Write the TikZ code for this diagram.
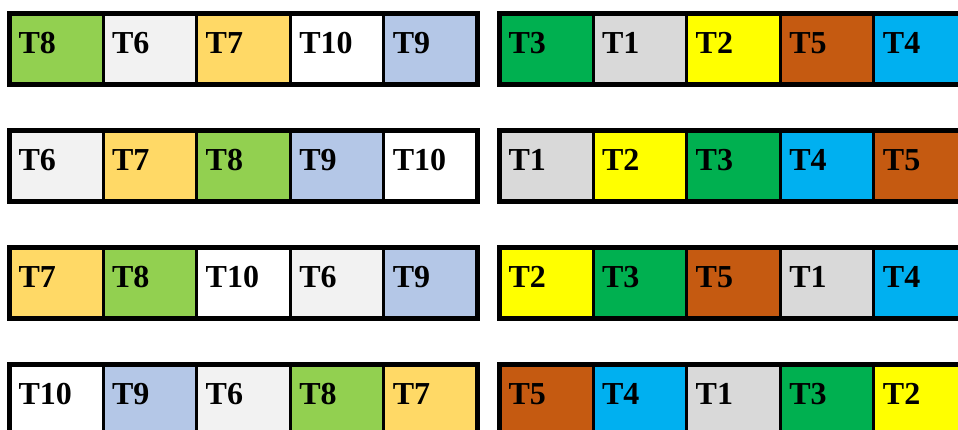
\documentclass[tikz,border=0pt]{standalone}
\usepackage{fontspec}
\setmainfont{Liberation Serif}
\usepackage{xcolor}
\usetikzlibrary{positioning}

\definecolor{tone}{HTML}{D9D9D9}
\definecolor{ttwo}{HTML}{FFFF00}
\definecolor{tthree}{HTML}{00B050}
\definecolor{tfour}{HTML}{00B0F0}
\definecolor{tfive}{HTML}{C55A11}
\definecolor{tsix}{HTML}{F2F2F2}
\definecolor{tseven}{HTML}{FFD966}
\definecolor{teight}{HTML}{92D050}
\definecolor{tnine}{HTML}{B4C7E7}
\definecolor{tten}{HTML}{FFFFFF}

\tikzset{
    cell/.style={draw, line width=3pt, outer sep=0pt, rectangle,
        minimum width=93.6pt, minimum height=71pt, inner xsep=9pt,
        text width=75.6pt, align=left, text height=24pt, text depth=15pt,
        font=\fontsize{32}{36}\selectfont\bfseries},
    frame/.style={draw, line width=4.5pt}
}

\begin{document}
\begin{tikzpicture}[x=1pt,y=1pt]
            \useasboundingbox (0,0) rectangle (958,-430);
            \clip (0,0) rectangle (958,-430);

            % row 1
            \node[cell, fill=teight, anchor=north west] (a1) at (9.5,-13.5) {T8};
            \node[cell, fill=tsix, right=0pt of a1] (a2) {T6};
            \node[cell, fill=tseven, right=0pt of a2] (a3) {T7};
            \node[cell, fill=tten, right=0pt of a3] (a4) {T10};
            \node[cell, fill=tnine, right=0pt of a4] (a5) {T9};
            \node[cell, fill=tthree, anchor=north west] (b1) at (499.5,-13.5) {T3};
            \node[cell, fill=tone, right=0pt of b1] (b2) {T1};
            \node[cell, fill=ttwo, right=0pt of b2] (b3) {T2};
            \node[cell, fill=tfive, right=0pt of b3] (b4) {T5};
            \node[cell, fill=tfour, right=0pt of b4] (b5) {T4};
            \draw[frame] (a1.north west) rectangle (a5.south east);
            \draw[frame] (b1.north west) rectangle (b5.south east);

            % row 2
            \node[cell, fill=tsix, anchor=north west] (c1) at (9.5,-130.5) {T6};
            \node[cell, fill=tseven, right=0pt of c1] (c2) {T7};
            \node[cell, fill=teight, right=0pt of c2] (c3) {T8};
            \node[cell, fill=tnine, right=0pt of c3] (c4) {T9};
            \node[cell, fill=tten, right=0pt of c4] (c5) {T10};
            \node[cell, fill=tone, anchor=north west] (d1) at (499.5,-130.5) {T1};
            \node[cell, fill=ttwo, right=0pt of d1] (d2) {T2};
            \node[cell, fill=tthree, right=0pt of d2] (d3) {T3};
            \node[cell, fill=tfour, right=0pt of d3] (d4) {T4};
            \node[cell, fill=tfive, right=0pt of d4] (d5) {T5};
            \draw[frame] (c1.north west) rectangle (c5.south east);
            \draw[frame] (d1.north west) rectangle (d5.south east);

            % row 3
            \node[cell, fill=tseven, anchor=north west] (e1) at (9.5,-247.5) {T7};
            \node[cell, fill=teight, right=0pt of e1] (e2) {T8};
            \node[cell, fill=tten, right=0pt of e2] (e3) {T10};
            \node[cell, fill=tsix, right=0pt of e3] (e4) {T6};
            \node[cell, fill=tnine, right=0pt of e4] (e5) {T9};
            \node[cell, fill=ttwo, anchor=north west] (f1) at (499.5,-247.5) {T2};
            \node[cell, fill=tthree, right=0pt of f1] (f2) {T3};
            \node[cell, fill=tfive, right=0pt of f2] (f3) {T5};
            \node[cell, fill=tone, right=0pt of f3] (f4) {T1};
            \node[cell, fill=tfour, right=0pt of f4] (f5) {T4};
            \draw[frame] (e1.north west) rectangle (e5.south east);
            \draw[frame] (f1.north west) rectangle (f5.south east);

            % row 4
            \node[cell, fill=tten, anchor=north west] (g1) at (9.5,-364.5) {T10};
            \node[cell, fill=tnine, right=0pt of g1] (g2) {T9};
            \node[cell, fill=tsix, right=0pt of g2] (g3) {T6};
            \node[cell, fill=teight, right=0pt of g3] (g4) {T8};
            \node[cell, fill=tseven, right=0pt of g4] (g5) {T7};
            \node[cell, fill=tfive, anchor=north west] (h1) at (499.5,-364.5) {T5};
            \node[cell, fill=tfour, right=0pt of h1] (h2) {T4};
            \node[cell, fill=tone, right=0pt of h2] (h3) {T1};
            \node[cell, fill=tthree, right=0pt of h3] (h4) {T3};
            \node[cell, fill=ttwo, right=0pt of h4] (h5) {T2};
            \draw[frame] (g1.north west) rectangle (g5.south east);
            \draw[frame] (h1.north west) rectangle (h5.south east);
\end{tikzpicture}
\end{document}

+ + + +

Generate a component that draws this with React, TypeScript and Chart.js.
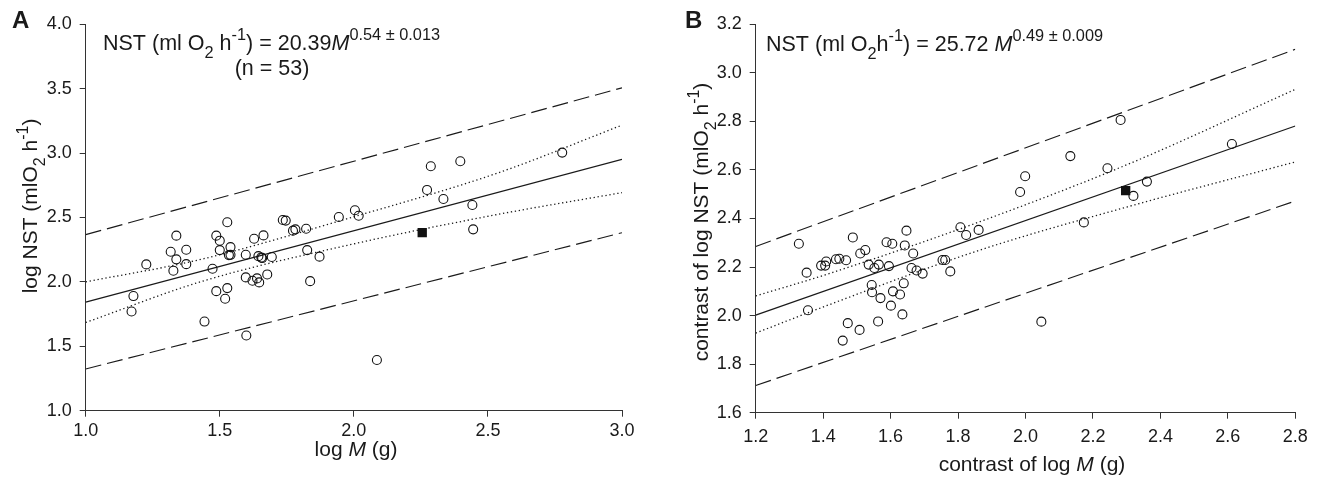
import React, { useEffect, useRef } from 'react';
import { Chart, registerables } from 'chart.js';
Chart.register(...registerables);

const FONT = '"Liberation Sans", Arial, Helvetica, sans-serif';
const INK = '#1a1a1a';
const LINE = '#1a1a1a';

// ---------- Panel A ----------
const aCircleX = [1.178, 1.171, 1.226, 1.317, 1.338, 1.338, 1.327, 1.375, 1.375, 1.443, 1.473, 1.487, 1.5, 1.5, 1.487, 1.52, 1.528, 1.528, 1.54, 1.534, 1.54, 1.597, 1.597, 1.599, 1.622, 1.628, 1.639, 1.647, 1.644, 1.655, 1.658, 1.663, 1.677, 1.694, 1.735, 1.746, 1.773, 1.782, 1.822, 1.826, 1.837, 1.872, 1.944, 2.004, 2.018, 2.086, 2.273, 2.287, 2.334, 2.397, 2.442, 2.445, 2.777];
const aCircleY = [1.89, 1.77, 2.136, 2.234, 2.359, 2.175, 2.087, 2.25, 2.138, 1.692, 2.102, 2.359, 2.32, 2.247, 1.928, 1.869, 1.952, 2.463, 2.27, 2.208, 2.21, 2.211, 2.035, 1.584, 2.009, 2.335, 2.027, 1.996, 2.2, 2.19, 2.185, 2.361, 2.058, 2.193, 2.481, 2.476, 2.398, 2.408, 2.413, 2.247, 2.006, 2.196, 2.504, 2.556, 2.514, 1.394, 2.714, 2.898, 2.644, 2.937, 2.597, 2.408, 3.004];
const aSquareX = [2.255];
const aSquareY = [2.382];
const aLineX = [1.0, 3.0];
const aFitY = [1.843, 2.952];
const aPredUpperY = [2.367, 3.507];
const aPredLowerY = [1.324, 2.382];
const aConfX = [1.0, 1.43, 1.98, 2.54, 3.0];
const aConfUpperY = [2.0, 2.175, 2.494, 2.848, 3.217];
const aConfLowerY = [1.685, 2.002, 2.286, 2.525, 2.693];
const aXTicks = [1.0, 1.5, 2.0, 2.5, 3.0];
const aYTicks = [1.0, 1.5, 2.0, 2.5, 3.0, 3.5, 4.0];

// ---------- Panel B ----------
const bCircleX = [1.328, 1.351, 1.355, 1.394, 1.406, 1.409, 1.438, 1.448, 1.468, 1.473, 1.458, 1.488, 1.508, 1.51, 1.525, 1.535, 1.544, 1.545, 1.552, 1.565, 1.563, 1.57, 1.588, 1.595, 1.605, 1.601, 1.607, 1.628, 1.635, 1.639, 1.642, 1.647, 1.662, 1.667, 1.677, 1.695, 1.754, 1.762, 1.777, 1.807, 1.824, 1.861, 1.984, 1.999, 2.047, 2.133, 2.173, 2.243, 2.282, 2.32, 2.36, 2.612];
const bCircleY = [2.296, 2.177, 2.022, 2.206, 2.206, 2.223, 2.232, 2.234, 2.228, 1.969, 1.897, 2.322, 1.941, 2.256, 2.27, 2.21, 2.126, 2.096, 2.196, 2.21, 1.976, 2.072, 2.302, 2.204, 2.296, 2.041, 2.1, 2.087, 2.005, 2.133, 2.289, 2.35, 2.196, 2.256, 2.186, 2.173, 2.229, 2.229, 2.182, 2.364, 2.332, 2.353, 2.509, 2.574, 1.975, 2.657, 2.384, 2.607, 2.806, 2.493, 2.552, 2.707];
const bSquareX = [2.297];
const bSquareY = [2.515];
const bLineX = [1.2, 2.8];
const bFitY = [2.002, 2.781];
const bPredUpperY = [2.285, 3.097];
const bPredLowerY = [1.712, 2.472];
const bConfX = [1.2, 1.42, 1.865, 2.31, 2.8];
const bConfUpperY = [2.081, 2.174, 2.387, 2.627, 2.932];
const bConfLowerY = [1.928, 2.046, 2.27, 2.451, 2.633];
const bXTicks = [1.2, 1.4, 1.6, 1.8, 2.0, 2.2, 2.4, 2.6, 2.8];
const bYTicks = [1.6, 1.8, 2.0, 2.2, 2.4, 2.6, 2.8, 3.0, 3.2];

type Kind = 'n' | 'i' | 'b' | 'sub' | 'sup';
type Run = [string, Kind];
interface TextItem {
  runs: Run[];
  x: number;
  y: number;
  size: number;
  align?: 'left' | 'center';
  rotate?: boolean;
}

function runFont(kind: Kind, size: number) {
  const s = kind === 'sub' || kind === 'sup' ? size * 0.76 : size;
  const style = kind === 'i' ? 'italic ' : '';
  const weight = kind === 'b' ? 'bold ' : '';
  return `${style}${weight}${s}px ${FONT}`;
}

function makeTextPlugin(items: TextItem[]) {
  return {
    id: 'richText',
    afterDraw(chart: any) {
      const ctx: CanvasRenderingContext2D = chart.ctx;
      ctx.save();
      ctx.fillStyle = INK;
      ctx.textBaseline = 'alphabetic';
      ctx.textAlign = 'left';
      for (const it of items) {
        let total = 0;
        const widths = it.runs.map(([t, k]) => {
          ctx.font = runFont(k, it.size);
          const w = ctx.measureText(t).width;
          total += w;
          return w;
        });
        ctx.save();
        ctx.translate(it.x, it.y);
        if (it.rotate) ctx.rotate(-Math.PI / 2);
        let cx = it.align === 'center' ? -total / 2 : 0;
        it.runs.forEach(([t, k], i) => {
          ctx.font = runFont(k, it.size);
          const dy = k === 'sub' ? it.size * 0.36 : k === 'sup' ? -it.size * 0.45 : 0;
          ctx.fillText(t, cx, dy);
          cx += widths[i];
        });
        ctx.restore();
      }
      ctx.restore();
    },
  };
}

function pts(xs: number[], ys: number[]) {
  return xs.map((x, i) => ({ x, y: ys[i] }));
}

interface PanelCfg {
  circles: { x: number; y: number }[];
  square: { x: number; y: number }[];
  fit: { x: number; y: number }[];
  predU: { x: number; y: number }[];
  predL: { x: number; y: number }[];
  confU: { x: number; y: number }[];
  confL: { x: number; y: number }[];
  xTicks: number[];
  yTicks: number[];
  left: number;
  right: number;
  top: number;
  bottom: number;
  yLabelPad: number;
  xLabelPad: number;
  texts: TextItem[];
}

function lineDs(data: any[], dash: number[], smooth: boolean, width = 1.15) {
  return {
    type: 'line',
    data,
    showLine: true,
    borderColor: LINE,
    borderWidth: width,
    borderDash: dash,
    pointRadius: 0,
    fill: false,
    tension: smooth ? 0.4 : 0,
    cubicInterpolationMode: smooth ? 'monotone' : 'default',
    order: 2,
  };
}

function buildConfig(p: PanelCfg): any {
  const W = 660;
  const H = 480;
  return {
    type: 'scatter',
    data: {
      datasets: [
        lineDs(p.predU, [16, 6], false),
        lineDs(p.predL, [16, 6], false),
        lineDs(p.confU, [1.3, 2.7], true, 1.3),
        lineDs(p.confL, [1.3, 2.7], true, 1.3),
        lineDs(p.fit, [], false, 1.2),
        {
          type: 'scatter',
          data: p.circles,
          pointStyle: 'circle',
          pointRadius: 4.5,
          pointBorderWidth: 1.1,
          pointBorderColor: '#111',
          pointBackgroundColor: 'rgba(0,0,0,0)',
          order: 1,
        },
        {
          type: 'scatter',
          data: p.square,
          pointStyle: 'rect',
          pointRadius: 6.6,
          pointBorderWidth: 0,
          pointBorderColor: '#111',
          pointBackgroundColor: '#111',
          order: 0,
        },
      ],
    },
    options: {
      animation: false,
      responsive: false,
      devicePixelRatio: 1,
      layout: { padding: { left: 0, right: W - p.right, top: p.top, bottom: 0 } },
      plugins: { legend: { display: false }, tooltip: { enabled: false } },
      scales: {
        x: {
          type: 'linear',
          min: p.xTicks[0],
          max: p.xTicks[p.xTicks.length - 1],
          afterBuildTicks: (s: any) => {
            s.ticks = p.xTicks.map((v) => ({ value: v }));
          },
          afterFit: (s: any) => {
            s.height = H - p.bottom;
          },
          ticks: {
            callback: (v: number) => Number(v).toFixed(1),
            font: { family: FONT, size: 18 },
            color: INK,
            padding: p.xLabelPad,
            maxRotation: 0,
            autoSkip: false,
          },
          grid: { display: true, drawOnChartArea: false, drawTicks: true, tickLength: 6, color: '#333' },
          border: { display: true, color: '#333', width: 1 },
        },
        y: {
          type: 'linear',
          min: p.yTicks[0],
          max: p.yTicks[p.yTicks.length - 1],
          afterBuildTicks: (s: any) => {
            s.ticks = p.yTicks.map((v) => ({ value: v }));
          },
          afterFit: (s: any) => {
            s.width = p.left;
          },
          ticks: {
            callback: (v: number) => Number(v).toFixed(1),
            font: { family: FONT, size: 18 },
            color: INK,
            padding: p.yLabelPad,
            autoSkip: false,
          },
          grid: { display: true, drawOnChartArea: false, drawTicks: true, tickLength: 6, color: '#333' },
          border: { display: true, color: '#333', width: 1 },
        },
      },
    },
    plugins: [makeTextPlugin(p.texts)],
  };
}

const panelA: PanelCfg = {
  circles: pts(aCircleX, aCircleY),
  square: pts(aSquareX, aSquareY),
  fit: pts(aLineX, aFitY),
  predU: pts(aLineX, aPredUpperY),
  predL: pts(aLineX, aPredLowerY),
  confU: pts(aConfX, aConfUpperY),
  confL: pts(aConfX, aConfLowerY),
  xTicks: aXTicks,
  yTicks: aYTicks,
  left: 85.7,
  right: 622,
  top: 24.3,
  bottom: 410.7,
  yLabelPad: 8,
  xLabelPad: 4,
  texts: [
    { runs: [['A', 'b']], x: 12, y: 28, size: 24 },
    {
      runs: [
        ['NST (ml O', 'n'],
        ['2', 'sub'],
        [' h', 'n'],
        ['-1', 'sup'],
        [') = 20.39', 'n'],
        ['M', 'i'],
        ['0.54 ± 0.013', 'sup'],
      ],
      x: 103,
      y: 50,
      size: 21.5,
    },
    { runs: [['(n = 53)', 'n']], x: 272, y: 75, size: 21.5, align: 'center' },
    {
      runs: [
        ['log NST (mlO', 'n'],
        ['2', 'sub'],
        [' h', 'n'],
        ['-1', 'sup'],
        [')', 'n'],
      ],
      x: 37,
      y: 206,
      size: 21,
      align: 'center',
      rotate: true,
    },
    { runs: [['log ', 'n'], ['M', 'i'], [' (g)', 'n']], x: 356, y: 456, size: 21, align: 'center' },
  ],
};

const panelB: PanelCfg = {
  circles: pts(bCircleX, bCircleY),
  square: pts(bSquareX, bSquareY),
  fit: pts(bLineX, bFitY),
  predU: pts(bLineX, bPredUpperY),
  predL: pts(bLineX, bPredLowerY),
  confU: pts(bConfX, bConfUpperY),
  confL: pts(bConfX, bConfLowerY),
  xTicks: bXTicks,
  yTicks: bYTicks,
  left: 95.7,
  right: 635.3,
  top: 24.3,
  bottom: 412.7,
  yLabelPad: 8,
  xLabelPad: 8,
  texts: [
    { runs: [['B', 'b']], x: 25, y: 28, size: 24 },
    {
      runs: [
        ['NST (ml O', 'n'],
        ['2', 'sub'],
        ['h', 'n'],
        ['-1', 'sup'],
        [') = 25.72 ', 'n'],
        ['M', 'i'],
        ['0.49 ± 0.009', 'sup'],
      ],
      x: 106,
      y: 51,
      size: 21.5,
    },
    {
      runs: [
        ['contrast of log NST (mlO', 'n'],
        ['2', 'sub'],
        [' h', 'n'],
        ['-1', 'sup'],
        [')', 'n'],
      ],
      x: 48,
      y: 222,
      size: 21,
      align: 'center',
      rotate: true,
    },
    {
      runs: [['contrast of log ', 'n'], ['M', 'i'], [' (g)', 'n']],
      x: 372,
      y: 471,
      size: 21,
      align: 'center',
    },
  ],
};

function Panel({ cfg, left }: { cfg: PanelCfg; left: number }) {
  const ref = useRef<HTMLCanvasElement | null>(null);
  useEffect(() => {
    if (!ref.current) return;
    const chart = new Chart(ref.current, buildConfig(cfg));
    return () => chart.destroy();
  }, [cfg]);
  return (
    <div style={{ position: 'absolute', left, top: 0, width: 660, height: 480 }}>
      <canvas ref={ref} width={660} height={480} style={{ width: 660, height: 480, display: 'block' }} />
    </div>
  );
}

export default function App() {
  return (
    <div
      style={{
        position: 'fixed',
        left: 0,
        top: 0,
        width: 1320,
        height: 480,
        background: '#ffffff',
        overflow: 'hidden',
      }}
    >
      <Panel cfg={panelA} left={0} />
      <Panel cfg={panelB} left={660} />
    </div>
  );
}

+ + + +

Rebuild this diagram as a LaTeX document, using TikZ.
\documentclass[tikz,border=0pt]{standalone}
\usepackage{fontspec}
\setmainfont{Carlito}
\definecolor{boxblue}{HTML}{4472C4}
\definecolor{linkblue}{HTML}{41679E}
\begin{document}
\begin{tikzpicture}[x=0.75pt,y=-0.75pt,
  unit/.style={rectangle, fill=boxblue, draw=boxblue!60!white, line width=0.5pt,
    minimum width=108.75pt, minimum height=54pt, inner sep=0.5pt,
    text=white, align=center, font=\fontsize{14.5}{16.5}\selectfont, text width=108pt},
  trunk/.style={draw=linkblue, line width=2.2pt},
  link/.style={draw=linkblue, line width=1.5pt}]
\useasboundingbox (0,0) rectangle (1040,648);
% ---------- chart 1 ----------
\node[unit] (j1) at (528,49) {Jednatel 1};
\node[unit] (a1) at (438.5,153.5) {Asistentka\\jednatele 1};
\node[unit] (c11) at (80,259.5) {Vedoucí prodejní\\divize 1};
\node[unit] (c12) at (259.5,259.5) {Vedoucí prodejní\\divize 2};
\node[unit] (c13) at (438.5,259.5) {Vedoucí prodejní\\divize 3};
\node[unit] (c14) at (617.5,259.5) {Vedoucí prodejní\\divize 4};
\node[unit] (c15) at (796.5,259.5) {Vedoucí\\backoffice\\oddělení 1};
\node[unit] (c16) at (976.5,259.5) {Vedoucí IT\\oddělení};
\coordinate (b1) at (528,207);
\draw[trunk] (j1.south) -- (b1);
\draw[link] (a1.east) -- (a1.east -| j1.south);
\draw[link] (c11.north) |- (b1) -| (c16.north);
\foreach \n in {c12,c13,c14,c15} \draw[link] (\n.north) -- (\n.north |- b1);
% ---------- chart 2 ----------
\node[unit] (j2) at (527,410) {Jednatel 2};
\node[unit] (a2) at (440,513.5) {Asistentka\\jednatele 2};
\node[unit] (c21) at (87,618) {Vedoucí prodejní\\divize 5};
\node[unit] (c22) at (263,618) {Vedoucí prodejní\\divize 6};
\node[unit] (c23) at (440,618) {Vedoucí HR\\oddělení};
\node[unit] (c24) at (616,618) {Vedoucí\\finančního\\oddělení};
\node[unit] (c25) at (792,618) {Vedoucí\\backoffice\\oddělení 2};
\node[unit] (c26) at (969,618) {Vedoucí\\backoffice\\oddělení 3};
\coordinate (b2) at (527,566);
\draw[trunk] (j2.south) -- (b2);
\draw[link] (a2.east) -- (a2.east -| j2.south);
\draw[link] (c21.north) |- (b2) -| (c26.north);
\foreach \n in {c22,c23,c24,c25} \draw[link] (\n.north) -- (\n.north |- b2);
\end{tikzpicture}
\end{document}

+ + + +

■ **Set exercise**
From the records above, copy exactly the lines starting at the one with "Generate a component" and ending at the one with "const LINE = '#1a1a1a';", and no others. Pictures stay out.

■ **Task answer**
Generate a component that draws this with React, TypeScript and Chart.js.
import React, { useEffect, useRef } from 'react';
import { Chart, registerables } from 'chart.js';
Chart.register(...registerables);

const FONT = '"Liberation Sans", Arial, Helvetica, sans-serif';
const INK = '#1a1a1a';
const LINE = '#1a1a1a';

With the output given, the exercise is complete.